Dr. Hoffman looks at what it takes to have a competent, successful staff when you own your own practice.

We all have employees at our offices. Some of the people assist us in the clinical practice of medicine, while the rest are for the clerical and administrative side of the practice, including billing, scheduling, referrals, pre-authorizations, and records. Some practices have one or two workers, while others have many.

To run an office you need smooth interaction between the staff at all times. The staff must be friendly and competent, in the way the office needs to be run to maximize patient care and revenue and minimize conflict and problems. People have different personalities. Some employees are very competent at their job but just cannot interact properly with other staff or patients. Others are great with the patients and other staff but do a poor job otherwise. Some excel at both.

My office manager has been with me for 30 years. Over that period we have seen a lot of employees come and go. Since I have been in practice four employees have passed away; many married, and others have found other jobs and left. Surprisingly some of those same employees came back to work here after they found out how they were treated elsewhere.

At times it has been necessary to terminate people for poor job performance and at least three I had arrested for calling in controlled substances for themselves or friends without authorization. Through it all we have done our best to teach the employees what is needed to run the office. In return they receive a salary, life, health, and disability insurance. I also completely fund their retirement plan at no cost to them.

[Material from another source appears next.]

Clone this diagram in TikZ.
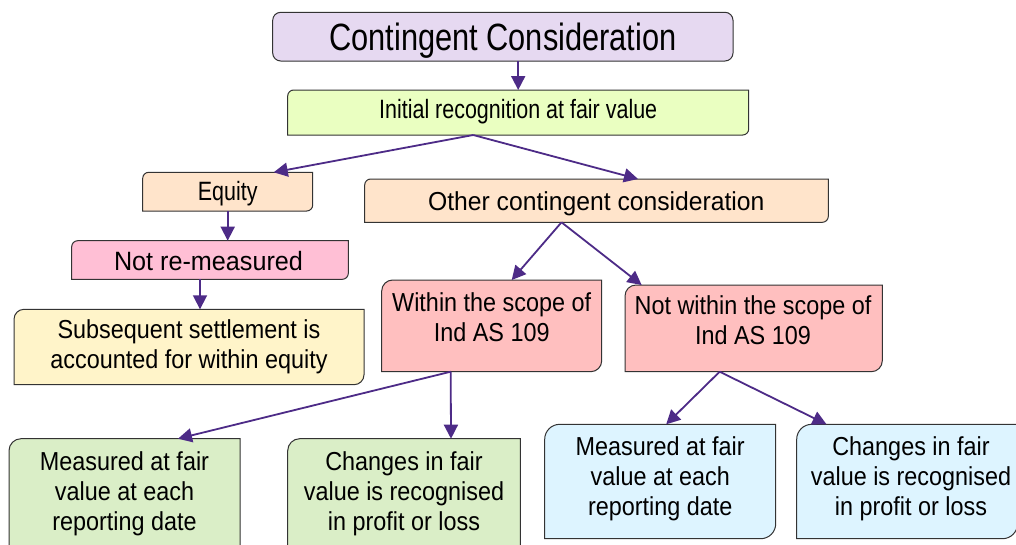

No employee has ever been terminated without myself and my manager in complete agreement that there is no other option. I want long-term people, not a revolving door of workers. Owning my office gives me complete control of the staff and ability to that whatever steps are necessary to correct problems immediately. A physician employee has no immediate control over his own office staff as everyone in the office is employed by a third party. Conflicts and problems cannot be handled by the physician and that leads to poor outcomes and less patient satisfaction.